+++ Supplied information
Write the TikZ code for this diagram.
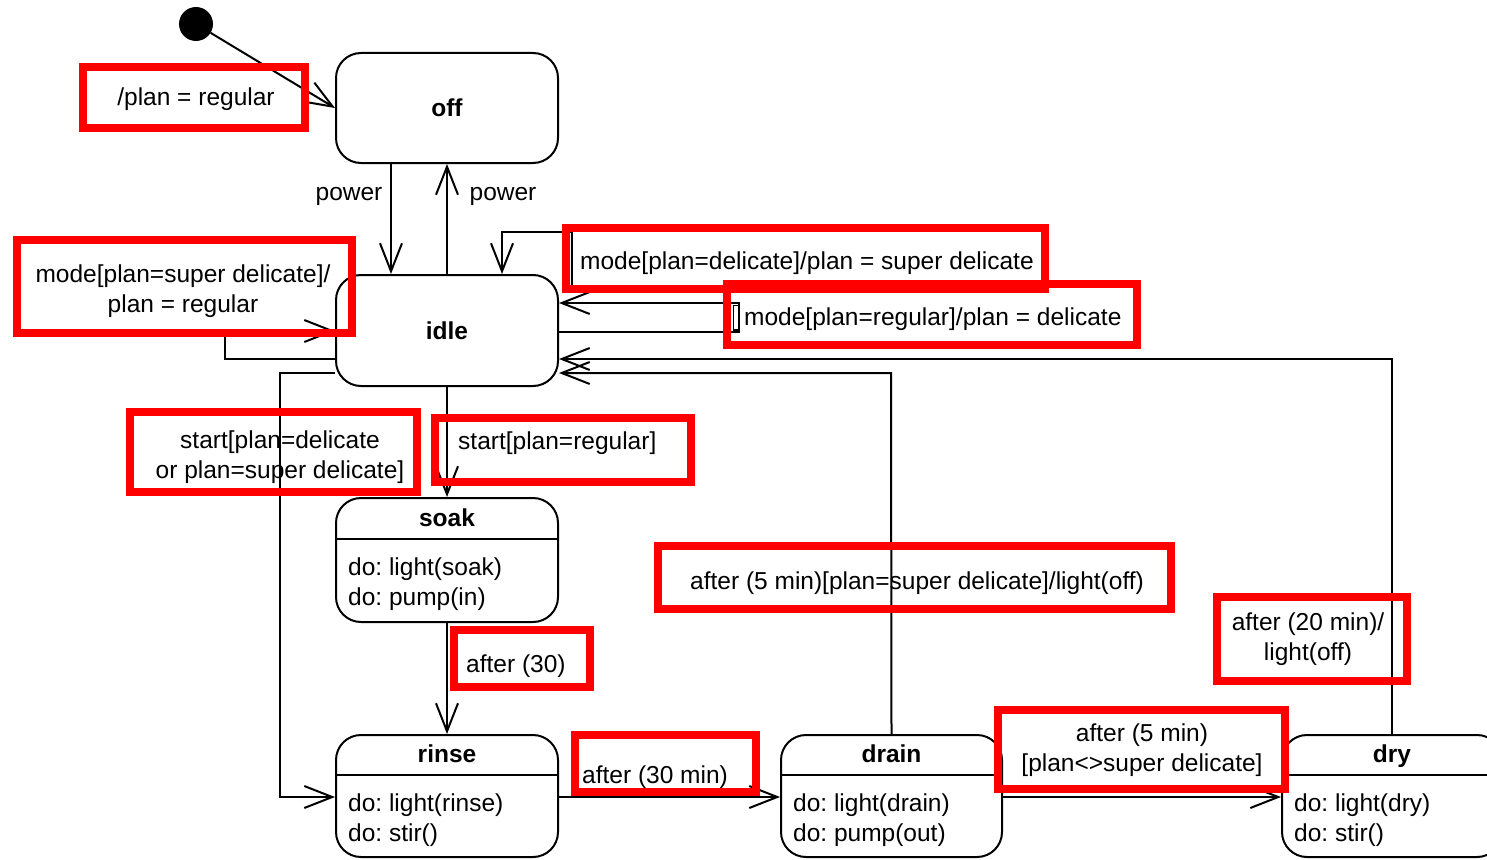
\documentclass[tikz,border=0pt]{standalone}
\usepackage{fontspec}
\setmainfont{Liberation Sans}
\usetikzlibrary{arrows.meta}
\frenchspacing
\begin{document}
\begin{tikzpicture}[x=1pt,y=-1pt,
  font=\fontsize{24.5}{30}\selectfont\frenchspacing,
  state/.style={draw, line width=2pt, rounded corners=25pt, fill=white, inner sep=0pt},
  tr/.style={line width=2pt, -{Straight Barb[length=28pt,width=22pt]}},
  plainline/.style={line width=2pt},
  thinline/.style={line width=1.2pt},
  lbl/.style={inner sep=0pt, text height=0.72em, text depth=0.22em, yshift=-6pt},
  multi/.style={inner sep=0pt, align=center, yshift=-2.5pt},
  body/.style={inner sep=0pt, align=left, anchor=west, yshift=-2pt},
  redframe/.style={draw=red, line width=8pt, inner sep=0pt}]

\useasboundingbox (0,0) rectangle (1487,859);
\fill[white] (0,0) rectangle (1487,859);
\clip (0,0) rectangle (1487,859);

% initial pseudo state
\node[circle, fill=black, minimum size=34pt, inner sep=0pt] (init) at (196,24) {};

% simple states
\node[state, minimum width=222pt, minimum height=110pt] (off) at (447,108) {\bfseries off};
\node[state, minimum width=222pt, minimum height=111pt] (idle) at (447,330.5) {\bfseries idle};

% states with a do-activity compartment
\node[state, minimum width=222pt, minimum height=124pt] (soak) at (447,560) {};
\draw[plainline] ([yshift=-42pt]soak.north west) -- ([yshift=-42pt]soak.north east);
\node[lbl] (soakT) at ([yshift=-21pt]soak.north) {\bfseries soak};
\node[body] (soakB) at (348,582) {do: light(soak)\\do: pump(in)};

\node[state, minimum width=222pt, minimum height=122pt] (rinse) at (447,796) {};
\draw[plainline] ([yshift=-41pt]rinse.north west) -- ([yshift=-41pt]rinse.north east);
\node[lbl] (rinseT) at ([yshift=-20pt]rinse.north) {\bfseries rinse};
\node[body] (rinseB) at (348,818) {do: light(rinse)\\do: stir()};

\node[state, minimum width=221pt, minimum height=122pt] (drain) at (891.5,796) {};
\draw[plainline] ([yshift=-41pt]drain.north west) -- ([yshift=-41pt]drain.north east);
\node[lbl] (drainT) at ([yshift=-20pt]drain.north) {\bfseries drain};
\node[body] (drainB) at (793,818) {do: light(drain)\\do: pump(out)};

\node[state, minimum width=220pt, minimum height=122pt] (dry) at (1392,796) {};
\draw[plainline] ([yshift=-41pt]dry.north west) -- ([yshift=-41pt]dry.north east);
\node[lbl] (dryT) at ([yshift=-20pt]dry.north) {\bfseries dry};
\node[body] (dryB) at (1294,818) {do: light(dry)\\do: stir()};

% routing points
\coordinate (xPow) at (391,0);
\coordinate (xLoopB) at (502,0);
\coordinate (lbEnd) at (572,232);
\coordinate (lbLow) at (572,287);
\coordinate (laTop) at (739,303);
\coordinate (laBot) at (739,332);
\coordinate (llBot) at (225,359);
\coordinate (llTop) at (225,331);
\coordinate (irTop) at (280,373);
\coordinate (irBot) at (280,797);
\coordinate (yRow) at (0,797);
\coordinate (dnCorner) at (891,373);
\coordinate (dyCorner) at (1392,359);

% transitions
\draw[tr] (init) -- (off.west);
\draw[tr] (off.south -| xPow) -- (idle.north -| xPow);
\draw[tr] (idle.north) -- (off.south);
\draw[tr] (lbEnd) -- (lbEnd -| xLoopB) -- (idle.north -| xLoopB);
\draw[thinline] (lbEnd) -- (lbLow);
\draw[tr] (idle.east |- laBot) -- (laBot) -- (laTop) -- (idle.east |- laTop);
\draw[thinline] (733.5,305.5) rectangle (739,330);
\draw[tr] (idle.west |- llBot) -- (llBot) -- (llTop) -- (idle.west |- llTop);
\draw[tr] (idle.south) -- (soak.north);
\draw[tr] (idle.west |- irTop) -- (irTop) -- (irBot) -- (rinse.west |- irBot);
\draw[tr] (soak.south) -- (rinse.north);
\draw[tr] (rinse.east |- yRow) -- (drain.west |- yRow);
\draw[tr] (drain.east |- yRow) -- (dry.west |- yRow);
\draw[tr] (drain.north) -- (dnCorner) -- (idle.east |- dnCorner);
\draw[tr] (dry.north) -- (dyCorner) -- (idle.east |- dyCorner);

% transition labels
\node[lbl] (tInit) at (196,97) {/plan = regular};
\node[lbl] (tPowDown) at (349,192) {power};
\node[lbl] (tPowUp) at (503,192) {power};
\node[multi] (tSuper) at (183,288.5) {mode[plan=super delicate]/\\plan = regular};
\node[lbl, anchor=west] (tDeli) at (580,261) {mode[plan=delicate]/plan = super delicate};
\node[lbl, anchor=west] (tReg) at (744,317) {mode[plan=regular]/plan = delicate};
\node[multi] (tStartD) at (280,455) {start[plan=delicate\\or plan=super delicate]};
\node[lbl, anchor=west] (tStartR) at (458,441) {start[plan=regular]};
\node[lbl, anchor=west] (tDrainIdle) at (690,581) {after (5 min)[plan=super delicate]/light(off)};
\node[multi] (tDryIdle) at (1308,636.5) {after (20 min)/\\light(off)};
\node[lbl, anchor=west] (tSoak) at (466,664) {after (30)};
\node[lbl, anchor=west] (tRinse) at (582,775) {after (30 min)};
\node[multi] (tDrainDry) at (1142,748) {after (5 min)\\{}[plan<>super delicate]};

% highlight frames
\node[redframe, minimum width=222pt, minimum height=61pt] (rf1) at (194,97.5) {};
\node[redframe, minimum width=335pt, minimum height=93pt] (rf2) at (184.5,286.5) {};
\node[redframe, minimum width=479pt, minimum height=61pt] (rf3) at (805.5,258.5) {};
\node[redframe, minimum width=410pt, minimum height=61pt] (rf4) at (932,314.5) {};
\node[redframe, minimum width=287pt, minimum height=80pt] (rf5) at (273.5,452) {};
\node[redframe, minimum width=256pt, minimum height=64pt] (rf6) at (563,450) {};
\node[redframe, minimum width=513pt, minimum height=63pt] (rf7) at (914.5,577.5) {};
\node[redframe, minimum width=190pt, minimum height=84pt] (rf8) at (1312,639) {};
\node[redframe, minimum width=136pt, minimum height=57pt] (rf9) at (522,658.5) {};
\node[redframe, minimum width=181pt, minimum height=57pt] (rf10) at (665.5,763.5) {};
\node[redframe, minimum width=287pt, minimum height=79pt] (rf11) at (1141.5,749.5) {};
\end{tikzpicture}
\end{document}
++++++
## Work to complete:
Please restate the material above line by line, exactly, beginning at its first line and ending with the line that contains "line width=8pt, inner", without any pictures.

## Problem solution:
Write the TikZ code for this diagram.
\documentclass[tikz,border=0pt]{standalone}
\usepackage{fontspec}
\setmainfont{Liberation Sans}
\usetikzlibrary{arrows.meta}
\frenchspacing
\begin{document}
\begin{tikzpicture}[x=1pt,y=-1pt,
  font=\fontsize{24.5}{30}\selectfont\frenchspacing,
  state/.style={draw, line width=2pt, rounded corners=25pt, fill=white, inner sep=0pt},
  tr/.style={line width=2pt, -{Straight Barb[length=28pt,width=22pt]}},
  plainline/.style={line width=2pt},
  thinline/.style={line width=1.2pt},
  lbl/.style={inner sep=0pt, text height=0.72em, text depth=0.22em, yshift=-6pt},
  multi/.style={inner sep=0pt, align=center, yshift=-2.5pt},
  body/.style={inner sep=0pt, align=left, anchor=west, yshift=-2pt},
  redframe/.style={draw=red, line width=8pt, inner sep=0pt}]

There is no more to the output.